Henry (Harry) Beck worked as an electrical draftsman in London. He worked to design a more readable and understandable map of the London Underground (subway) which led to his famous "schematic" design which used horizontal, vertical and 45° segments with the same topology and approximate geography as the true routes.

We first present excerpts from the current underground map, which retains, to this day, the basic design principles developed by Beck, followed by the same routes shown in the correct geographical positions.

Fig. 1 Excerpt from the standard
London Underground map
  Fig. 2 Excerpt of the same region
in a geographically accurate map.
The following links show larger views of the full standard map and the full geographically accurate map. These links are followed by links to the very large original maps that require scrolling in the browser. By opening a pair of the maps below in separate windows, one can study the relations between them.

Finally, there is a large map in PDF format that aligns the geographically correct Underground lines with a map of the streets of London. The PDF map is a vector-based graphic, so that zooming in on it will reveal further clear detail. Download the map (PDF) (page 39 of: Public transport in London: Market report 2000).

Below is an excerpt from Edward Tufte's comments on the London Underground Map. He claims that such designs do not "travel well". But at the same time he admits that there are deep principles of design in operation. I would only point out that it is the deep principles of design that do travel well. The principles clearly have to do with reqularizing the appearance of something while preserving some but not all of the underlying relations. So they may not be "practical architectures" as Tufte says, but they illustrate important principles. The schematic approach for illustrating protein structures developed by Jane Richardson is an example of the same deep principle of design. Her images are the corollary of the Beck maps whereas the actual positions and orientations of the amino acids in the backbone are the geographical correlates. (Richardson, J. S. (1985). Schematic drawings of protein structures Meth. Enzymol. 115 359-380)

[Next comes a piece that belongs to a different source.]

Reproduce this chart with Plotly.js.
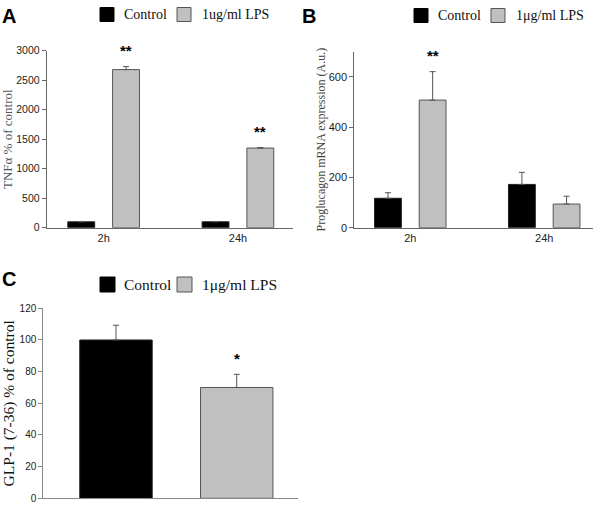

Some relationships can be lost in such schematicizations. People have pointed out that using the stylized Underground map, one can follow what seems to be a sensible route, possibly including changing trains, only to end up a few hundred yards from where the trip started, not realizing that walking would have been much faster and simpler.

Tufte's comments:

"The Underground Map and Minard's famous Carte Figurative of the French Army's disaster in Russia in the war of 1812 are alike in important respects: both are brilliant, and neither travels well. The Underground Map and Napoleon's March are perfectly attuned to their particular data, so focused on their data sets. They do not serve, then, as good practical generic architectures for design; indeed, revisions and knock-offs have uniformly been corruptions or parodies of the originals. Both, however, exemplify the deep principles of information design in operation, as well as the craft and passion behind great information displays."

"There is a fine book on the map: Ken Garland, Mr Beck's Underground Map (Capital Transport Publishing 1994). The book describes the enormous care, craft, thought, and hard work of Harry Beck that went on for decades--exactly what it takes to do great information design and so in contrast to the quick-and-dirty practices and thinking of commercial art. Garland's book is also a model for writing histories of great information designs." -- Edward Tufte, January 11, 2002

The geographical map is labeled "Simon Clarke 12/2000 -- ver 1.1" There are many Simon Clarkes in the world and I haven't quite tracked down THE one who did this map.